China has disputes in the sea with the Philippines, Vietnam, Malaysia, Brunei and Taiwan, mostly relating to energy and other natural resources in areas where countries’ 200 nautical mile-wide exclusive economic zones (EEZs) overlap.

The Southeast Asian countries have sought U.S. and each other’s support, while China bitterly opposes “outside interference” and says the various disputes should be resolved bilaterally.

At the weekend East Asia Summit on the Indonesian resort island of Bali, Obama insisted that the South China Sea issue be discussed, and received support from many of the other leaders present.

Beijing’s frustration was reflected in Chinese media’s criticism of the U.S. approach.

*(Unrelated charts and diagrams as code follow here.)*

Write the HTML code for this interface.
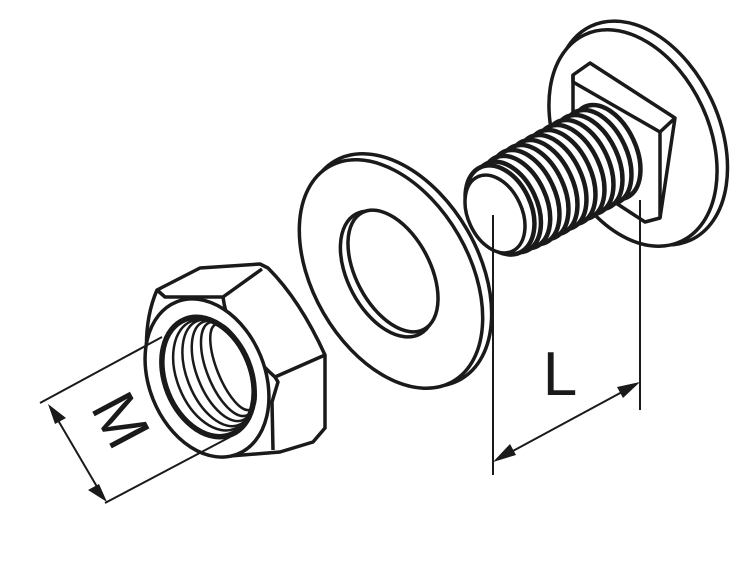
<!DOCTYPE html>
<html><head><style>
html,body{margin:0;padding:0;background:#fff;}
svg{display:block}
</style></head><body>
<svg width="746" height="581" viewBox="0 0 746 581" xmlns="http://www.w3.org/2000/svg">
<g fill="#fff" stroke="#1a1a1a" stroke-width="3.5" stroke-linejoin="round">
<!-- bolt head disc -->
<ellipse cx="641" cy="133" rx="78" ry="118" transform="rotate(-25 641 133)"/>
<ellipse cx="633" cy="138" rx="76" ry="114" transform="rotate(-25 633 138)"/>
<!-- square neck -->
<polygon points="573,75 590,63 675,118 660,218 645,222 573,175"/>
<polyline points="573,75 573,82 660,132 675,118" fill="none"/>
<line x1="660" y1="132" x2="660" y2="218"/>
<!-- threads -->
<g stroke-width="4.5">
<ellipse cx="606" cy="152" rx="30" ry="50" transform="rotate(-25 606 152)"/>
<ellipse cx="597" cy="157" rx="30" ry="50" transform="rotate(-25 597 157)"/>
<ellipse cx="588" cy="162" rx="30" ry="50" transform="rotate(-25 588 162)"/>
<ellipse cx="579" cy="167" rx="30" ry="50" transform="rotate(-25 579 167)"/>
<ellipse cx="570" cy="172" rx="30" ry="50" transform="rotate(-25 570 172)"/>
<ellipse cx="561" cy="177" rx="30" ry="50" transform="rotate(-25 561 177)"/>
<ellipse cx="552" cy="182" rx="30" ry="50" transform="rotate(-25 552 182)"/>
<ellipse cx="543" cy="187" rx="30" ry="50" transform="rotate(-25 543 187)"/>
<ellipse cx="534" cy="192" rx="30" ry="50" transform="rotate(-25 534 192)"/>
<ellipse cx="525" cy="197" rx="30" ry="50" transform="rotate(-25 525 197)"/>
<ellipse cx="516" cy="202" rx="30" ry="49" transform="rotate(-25 516 202)"/>
<ellipse cx="507" cy="207" rx="30" ry="48" transform="rotate(-25 507 207)"/>
<ellipse cx="500" cy="210" rx="31" ry="47" transform="rotate(-25 500 210)"/>
</g>
<ellipse cx="495" cy="214" rx="27" ry="41" transform="rotate(-25 495 214)"/>
<!-- washer -->
<ellipse cx="398" cy="270" rx="80" ry="126" transform="rotate(-30 398 270)"/>
<ellipse cx="391" cy="274" rx="78" ry="124" transform="rotate(-30 391 274)"/>
<ellipse cx="388" cy="274" rx="40" ry="68" transform="rotate(-28 388 274)"/>
<ellipse cx="393" cy="271" rx="37" ry="66" transform="rotate(-28 393 271)"/>
<!-- nut -->
<path d="M157,290 L200,268 L260,264 L268,268 Q300,300 325,355 L325,428 L313,442 L280,452 L230,456 Q165,440 147,360 Q144,320 157,290 Z"/>
<polyline points="157,290 165,297 223,297 262,269" fill="none"/>
<path d="M223,297 Q225,312 230,322 Q250,355 275,377 L325,355" fill="none"/>
<polyline points="275,377 278,382 272,402 273,450" fill="none"/>
<ellipse cx="207" cy="378" rx="58" ry="82" transform="rotate(-22 207 378)"/>
<ellipse cx="208" cy="377" rx="43" ry="62" transform="rotate(-22 208 377)" stroke-width="5.5"/>
<g fill="none" stroke-width="2.5">
<ellipse cx="213" cy="375" rx="36" ry="58" transform="rotate(-22 213 375)"/>
<ellipse cx="218" cy="373" rx="31" ry="56" transform="rotate(-22 218 373)"/>
<ellipse cx="223" cy="371" rx="26" ry="53" transform="rotate(-22 223 371)"/>
<ellipse cx="228" cy="369" rx="21" ry="50" transform="rotate(-22 228 369)"/>
<ellipse cx="233" cy="367" rx="16" ry="46" transform="rotate(-22 233 367)"/>
</g>
</g>
<!-- dimension lines -->
<g stroke="#1a1a1a" stroke-width="2" fill="none">
<line x1="493" y1="215" x2="493" y2="475"/>
<line x1="640" y1="200" x2="640" y2="410"/>
<line x1="498" y1="459" x2="635" y2="385"/>
<line x1="40" y1="403" x2="162" y2="337"/>
<line x1="105" y1="503" x2="230" y2="437"/>
<line x1="52" y1="410" x2="103" y2="497"/>
</g>
<g fill="#1a1a1a">
<polygon points="493,462 510,444 516,455"/>
<polygon points="640,382 617,387 623,398"/>
<polygon points="48,404 66,418 55,424"/>
<polygon points="107,502 88,490 99,484"/>
</g>
<text x="560" y="395" font-family="Liberation Sans, sans-serif" font-size="62" text-anchor="middle" fill="#1a1a1a">L</text>
<text x="0" y="0" font-family="Liberation Sans, sans-serif" font-size="62" text-anchor="middle" fill="#1a1a1a" transform="translate(102,430) rotate(62)">M</text>
</svg>
</body></html>
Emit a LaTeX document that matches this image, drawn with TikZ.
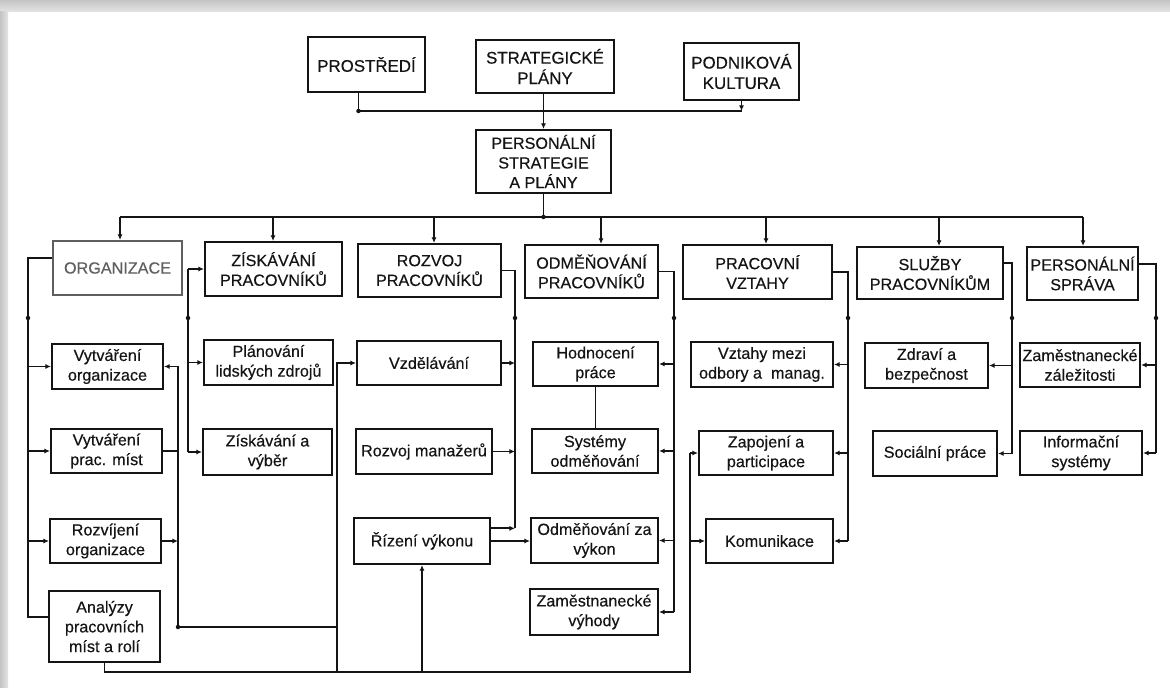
\documentclass[tikz,border=0pt]{standalone}
\usepackage{fontspec}
\setmainfont{Liberation Sans}
\newfontfamily\pkfont{Liberation Sans}[FakeBold=0.35]
\usepackage{xcolor}
\usepackage{tikz}
\usetikzlibrary{arrows.meta,calc}
\definecolor{pkink}{RGB}{20,20,20}
\definecolor{pkfade}{RGB}{95,95,95}
\definecolor{pkshadow}{RGB}{196,196,196}
\tikzset{
  box/.style={rectangle, draw=pkink, line width=1.5pt, fill=white, align=center, inner sep=1pt, text=pkink, font=\pkfont\fontsize{11.5}{14}\selectfont},
  topbox/.style={box, font=\pkfont\fontsize{12}{14.5}\selectfont},
  fadebox/.style={box, draw=pkfade, text=pkfade},
  boxsize/.style 2 args={minimum width=#1*0.025cm, minimum height=#2*0.025cm},
  line/.style={line width=1.3pt, draw=pkink},
  arrow/.style={line, -{Latex[length=4pt,width=3.6pt]}},
  dot/.style={fill=pkink}
}

\begin{document}
\begin{tikzpicture}[x=0.025cm,y=-0.025cm]
\useasboundingbox (0,0) rectangle (1170,688);
\fill[white] (0,0) rectangle (1170,688);
\shade[top color=pkshadow, bottom color=pkshadow!45] (0,0) rectangle (1170,12);
\shade[left color=pkshadow, right color=pkshadow!45] (0,12) rectangle (8,688);

\node[topbox, boxsize={117}{55}] (prost) at (366.5,64.5) {PROSTŘEDÍ};
\node[topbox, boxsize={138}{53}] (strat) at (545,66.5) {STRATEGICKÉ\\PLÁNY};
\node[topbox, boxsize={115}{57}] (podnik) at (741.5,71.5) {PODNIKOVÁ\\KULTURA};
\node[box, boxsize={135}{63}] (persplan) at (543.5,161.5) {PERSONÁLNÍ\\STRATEGIE\\A PLÁNY};

\node[fadebox, boxsize={129}{54}] (organ) at (117.5,268) {ORGANIZACE};
\node[box, boxsize={137}{54}] (ziskav) at (273.5,269) {ZÍSKÁVÁNÍ\\PRACOVNÍKŮ};
\node[box, boxsize={143}{53}] (rozvoj) at (429.5,270.5) {ROZVOJ\\PRACOVNÍKŮ};
\node[box, boxsize={133}{53}] (odmen) at (591.5,271.5) {ODMĚŇOVÁNÍ\\PRACOVNÍKŮ};
\node[box, boxsize={149}{54}] (pracvz) at (757.5,272) {PRACOVNÍ\\VZTAHY};
\node[box, boxsize={146}{52}] (sluzby) at (930,273) {SLUŽBY\\PRACOVNÍKŮM};
\node[box, boxsize={111}{53}] (sprava) at (1082.5,273.5) {PERSONÁLNÍ\\SPRÁVA};

\node[box, boxsize={111}{45}] (vytorg) at (107.5,366.5) {Vytváření\\organizace};
\node[box, boxsize={111}{44}] (vytmist) at (106.5,451) {Vytváření\\prac. míst};
\node[box, boxsize={111}{44}] (rozvorg) at (105.5,541) {Rozvíjení\\organizace};
\node[box, boxsize={111}{71}] (analyzy) at (104.5,626.5) {Analýzy\\pracovních\\míst a rolí};
\node[box, boxsize={129}{45}] (planlz) at (268.5,362.5) {Plánování\\lidských zdrojů};
\node[box, boxsize={129}{46}] (vyber) at (267.5,452) {Získávání a\\výběr};
\node[box, boxsize={144}{44}] (vzdel) at (429,363) {Vzdělávání};
\node[box, boxsize={136}{45}] (rozman) at (424,451.5) {Rozvoj manažerů};
\node[box, boxsize={136}{46}] (rizvyk) at (422,541) {Řízení výkonu};
\node[box, boxsize={125}{44}] (hodnoc) at (595.5,364) {Hodnocení\\práce};
\node[box, boxsize={126}{44}] (sysodm) at (595,451) {Systémy\\odměňování};
\node[box, boxsize={127}{45}] (odmvyk) at (594.5,540.5) {Odměňování za\\výkon};
\node[box, boxsize={128}{46}] (vyhody) at (594,612) {Zaměstnanecké\\výhody};
\node[box, boxsize={142}{45}] (odbory) at (762,364.5) {Vztahy mezi\\odbory a\ \ manag.};
\node[box, boxsize={134}{44}] (zapoj) at (766,453) {Zapojení a\\participace};
\node[box, boxsize={127}{44}] (komun) at (769.5,541) {Komunikace};
\node[box, boxsize={123}{45}] (zdravi) at (926.5,365.5) {Zdraví a\\bezpečnost};
\node[box, boxsize={124}{45}] (social) at (935,453.5) {Sociální práce};
\node[box, boxsize={120}{44}] (zalez) at (1080,365) {Zaměstnanecké\\záležitosti};
\node[box, boxsize={122}{44}] (infsys) at (1081,453) {Informační\\systémy};

\coordinate (topbus) at (543.5,111);
\coordinate (prostout) at ([xshift=-5.7pt]prost.south);
\coordinate (midrow) at (0,318);
\coordinate (lowbus) at (0,672);
\coordinate (orgjoin) at (178,627);
\coordinate (rizout) at ([yshift=9pt]rizvyk.east);
\coordinate (orgleft) at (28,0);
\coordinate (orgright) at (178,0);
\coordinate (ziskleft) at (188,0);
\coordinate (vzdleft) at (337,0);
\coordinate (rozvright) at (515,0);
\coordinate (odmright) at (674,0);
\coordinate (zapleft) at (690,0);
\coordinate (pracright) at (848,0);
\coordinate (sluzright) at (1012,0);
\coordinate (spravright) at (1156,0);

\draw[line] (prostout) |- (topbus) -- (topbus -| podnik.south);
\fill[dot] (prostout |- topbus) circle (1.6pt);
\draw[arrow] (podnik.south) -- (podnik.south |- topbus);
\draw[arrow] (strat.south -| persplan.north) -- (persplan.north);

\foreach \n/\x in {organ/120, ziskav/273, rozvoj/434, odmen/601, pracvz/766, sluzby/939, sprava/1083}{
  \coordinate (d\n) at (\x,217);
  \draw[arrow] (d\n) -- (d\n |- \n.north);
}
\draw[line] (dorgan) -- (dsprava);
\draw[line] (persplan.south) -- (persplan.south |- dorgan);
\fill[dot] (persplan.south |- dorgan) circle (1.6pt);

\draw[line] ([yshift=7pt]organ.west) -| (orgleft |- rozvorg.west) |- ([yshift=7pt]analyzy.west);
\foreach \n in {vytorg,vytmist,rozvorg}
  \draw[arrow] (orgleft |- \n.west) -- (\n.west);
\draw[arrow] (orgright |- vytorg.east) -- (vytorg.east);
\draw[line] (vytmist.east) -- (orgright |- vytmist.east);
\draw[arrow] (rozvorg.east) -- (orgright |- rozvorg.east);
\draw[line] (orgright |- vytorg.east) -- (orgjoin) -- (vzdleft |- orgjoin);
\fill[dot] (orgjoin) circle (1.6pt);

\draw[arrow] (ziskleft |- ziskav.west) -- (ziskav.west);
\draw[line] (ziskleft |- ziskav.west) -- (ziskleft |- vyber.west);
\foreach \n in {planlz,vyber}
  \draw[arrow] (ziskleft |- \n.west) -- (\n.west);

\draw[arrow] (vzdleft |- lowbus) -- (vzdleft |- vzdel.west) -- (vzdel.west);
\draw[line] (analyzy.south) -- (analyzy.south |- lowbus) -- (zapleft |- lowbus) -- (zapleft |- zapoj.west);
\draw[arrow] (rizvyk.south |- lowbus) -- (rizvyk.south);
\foreach \n in {zapoj,komun}
  \draw[arrow] (zapleft |- \n.west) -- (\n.west);

\draw[line] (rozvoj.east) -| (rozvright |- rizout);
\draw[arrow] (rizout) -- (rozvright |- rizout);
\foreach \n in {vzdel,rozman}
  \draw[arrow] (\n.east) -- (rozvright |- \n.east);
\draw[arrow] (rizvyk.east) -- (rizvyk.east -| odmvyk.west);

\draw[line] (hodnoc.south) -- (hodnoc.south |- sysodm.north);
\draw[line] (odmen.east) -| (odmright |- vyhody.east);
\foreach \n in {hodnoc,sysodm,odmvyk,vyhody}
  \draw[arrow] (odmright |- \n.east) -- (\n.east);

\draw[line] (pracvz.east) -| (pracright |- komun.east);
\foreach \n in {odbory,zapoj,komun}
  \draw[arrow] (pracright |- \n.east) -- (\n.east);

\draw[line] ([yshift=7pt]sluzby.east) -| (sluzright |- social.east);
\foreach \n in {zdravi,social}
  \draw[arrow] (sluzright |- \n.east) -- (\n.east);

\draw[line] ([yshift=7pt]sprava.east) -| (spravright |- infsys.east);
\foreach \n in {zalez,infsys}
  \draw[arrow] (spravright |- \n.east) -- (\n.east);

\foreach \r in {orgleft,ziskleft,rozvright,odmright,pracright,sluzright,spravright}
  \fill[dot] (\r |- midrow) circle (1.6pt);
\end{tikzpicture}
\end{document}
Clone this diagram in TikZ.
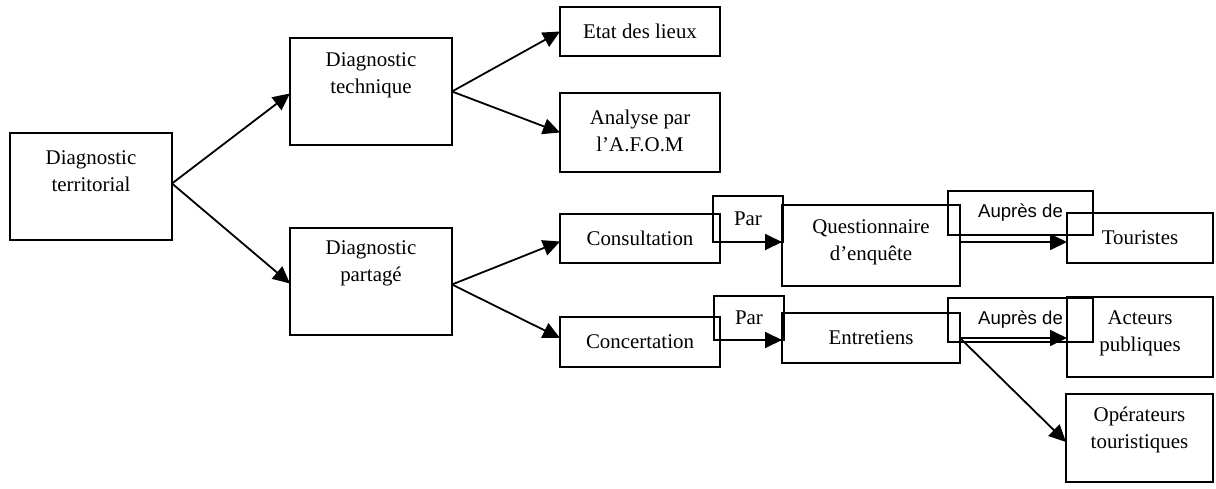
\documentclass[tikz,border=0pt]{standalone}
\usepackage{fontspec}
\setmainfont{Liberation Serif}
\newfontfamily\arialfont{Liberation Sans}
\usetikzlibrary{arrows.meta,calc}
\begin{document}
\begin{tikzpicture}[x=0.5pt,y=-0.5pt,
  box/.style={draw, line width=0.9pt, rectangle, inner sep=0pt, outer sep=0pt, anchor=north west},
  lbl/.style={align=center, inner sep=0pt, font=\fontsize{10.45}{13.5}\selectfont},
  sanslbl/.style={align=center, inner sep=0pt, font=\arialfont\fontsize{9.3}{11}\selectfont},
  arr/.style={line width=0.9pt, -{Triangle[length=8.5pt,width=8pt]}}]
\useasboundingbox (0,0) rectangle (1216,488);

% boxes
\node[box, minimum width=81pt, minimum height=53.5pt] (terr) at (10,133) {};
\node[box, minimum width=81pt, minimum height=53.5pt] (tech) at (290,38) {};
\node[box, minimum width=81pt, minimum height=53.5pt] (part) at (290,228) {};
\node[box, minimum width=80pt, minimum height=24.5pt] (etat) at (560,7) {};
\node[box, minimum width=80pt, minimum height=39.5pt] (afom) at (560,93) {};
\node[box, minimum width=80pt, minimum height=24.5pt] (cons) at (560,214) {};
\node[box, minimum width=80pt, minimum height=25pt] (conc) at (560,317) {};
\node[box, minimum width=35pt, minimum height=23pt] (par1) at (713,196) {};
\node[box, minimum width=35pt, minimum height=22pt] (par2) at (714,296) {};
\node[box, minimum width=89pt, minimum height=40.5pt] (ques) at (782,205) {};
\node[box, minimum width=89pt, minimum height=25pt] (entr) at (782,313) {};
\node[box, minimum width=72.5pt, minimum height=22pt] (aup1) at (948,191) {};
\node[box, minimum width=72.5pt, minimum height=22pt] (aup2) at (948,298) {};
\node[box, minimum width=73pt, minimum height=25pt] (tour) at (1067,213) {};
\node[box, minimum width=73pt, minimum height=40pt] (acte) at (1067,297) {};
\node[box, minimum width=73.5pt, minimum height=44pt] (oper) at (1066,394) {};

% texts
\node[lbl] (terrt) at ($(terr.north)+(0,38)$) {Diagnostic\\territorial};
\node[lbl] (techt) at ($(tech.north)+(0,37)$) {Diagnostic\\technique};
\node[lbl] (partt) at ($(part.north)+(0,35.5)$) {Diagnostic\\partagé};
\node[lbl] (etatt) at (etat.center) {Etat des lieux};
\node[lbl] (afomt) at ($(afom.north)+(0,38)$) {Analyse par\\l’A.F.O.M};
\node[lbl] (const) at (cons.center) {Consultation};
\node[lbl] (conct) at (conc.center) {Concertation};
\node[lbl] (par1t) at (par1.center) {Par};
\node[lbl] (par2t) at (par2.center) {Par};
\node[lbl] (quest) at ($(ques.north)+(0,37)$) {Questionnaire\\d’enquête};
\node[lbl] (entrt) at (entr.center) {Entretiens};
\node[sanslbl] (aup1t) at (aup1.center) {Auprès de};
\node[sanslbl] (aup2t) at (aup2.center) {Auprès de};
\node[lbl] (tourt) at (tour.center) {Touristes};
\node[lbl] (actet) at ($(acte.north)+(0,36.5)$) {Acteurs\\publiques};
\node[lbl] (opert) at ($(oper.north)+(0,36)$) {Opérateurs\\touristiques};

% connectors
\draw[arr] ($(terr.east)+(0,-3)$) -- ($(tech.west)+(0,2)$);
\draw[arr] ($(terr.east)+(0,-3)$) -- ($(part.west)+(0,2)$);
\draw[arr] (tech.east) -- (etat.west);
\draw[arr] (tech.east) -- (afom.west);
\draw[arr] ($(part.east)+(0,3)$) -- ($(cons.west)+(0,3)$);
\draw[arr] ($(part.east)+(0,3)$) -- ($(conc.west)+(0,-4)$);
\draw[arr] (cons.east |- par1.south) -- (ques.west |- par1.south);
\draw[arr] (conc.east |- par2.south) -- (entr.west |- par2.south);
\draw[arr] (ques.east |- par1.south) -- (tour.west |- par1.south);
\draw[arr] (entr.east) -- (entr.east -| acte.west);
\draw[arr] (entr.east) -- ($(oper.west)+(0,4)$);
\end{tikzpicture}
\end{document}
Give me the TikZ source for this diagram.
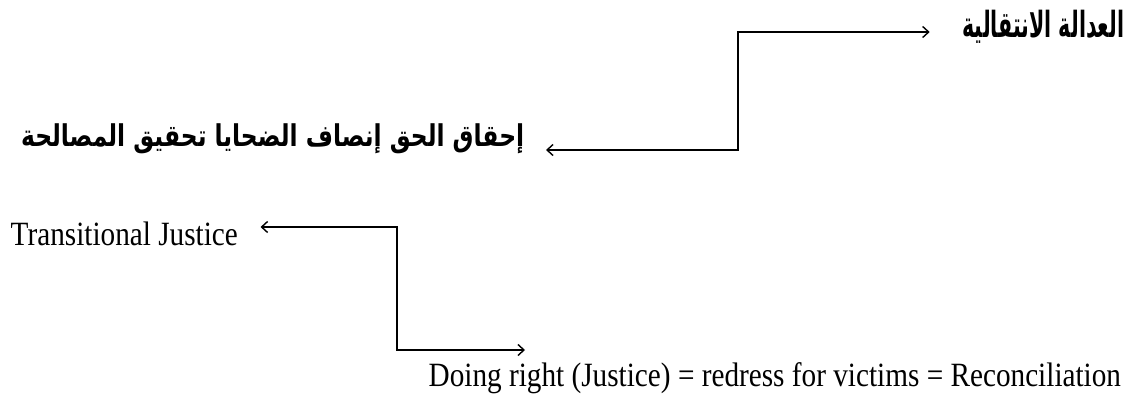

“That Asia-Pacific nations have managed to navigate their way around some otherwise divisive disputes and seek common prosperity is a precious achievement that should be cherished by all, including those that want to benefit from it,” China Daily said in an editorial on Monday.

“What the U.S. has so far brought to the region, however, has the potential to disturb this elusive and fragile achievement.”

It said Obama was “worrying too much” about supposed security concerns in the South China Sea.  “Just as Premier Wen Jiabao told Obama, China and its Asian neighbors are doing fine, and the shipping lanes in the South China Sea are ‘safe and free.’”

In a separate column in the paper, Shen Dingli, director of the Center for American Studies at Fudan University in Shanghai, said the U.S. was using the “freedom of navigation” issue in the South China Sea as a pretext to spy on China.

The 1982 U.N. Convention on the Law of the Sea permits “freedom of navigation and overflight” in other countries’ EEZs. It says military activities inside a country’s EEZ must be “peaceful” and may not adversely affect the environment or economic resources of the coastal state.

Whether surveillance or surveying activities constitute “peaceful” acts is a matter of dispute, however.

“The U.S. uses freedom of navigation to justify its reconnaissance operations close to China’s territorial space and water,” Shen wrote, adding that China “can hardly accept the legitimacy of these espionage operations.”

“China will take all measures at its disposal to protect its core interests. For China’s EEZs, the country views them as its vital interests and, therefore, will take any necessary action to ensure that the freedom of navigation in these waters is truly peaceful.”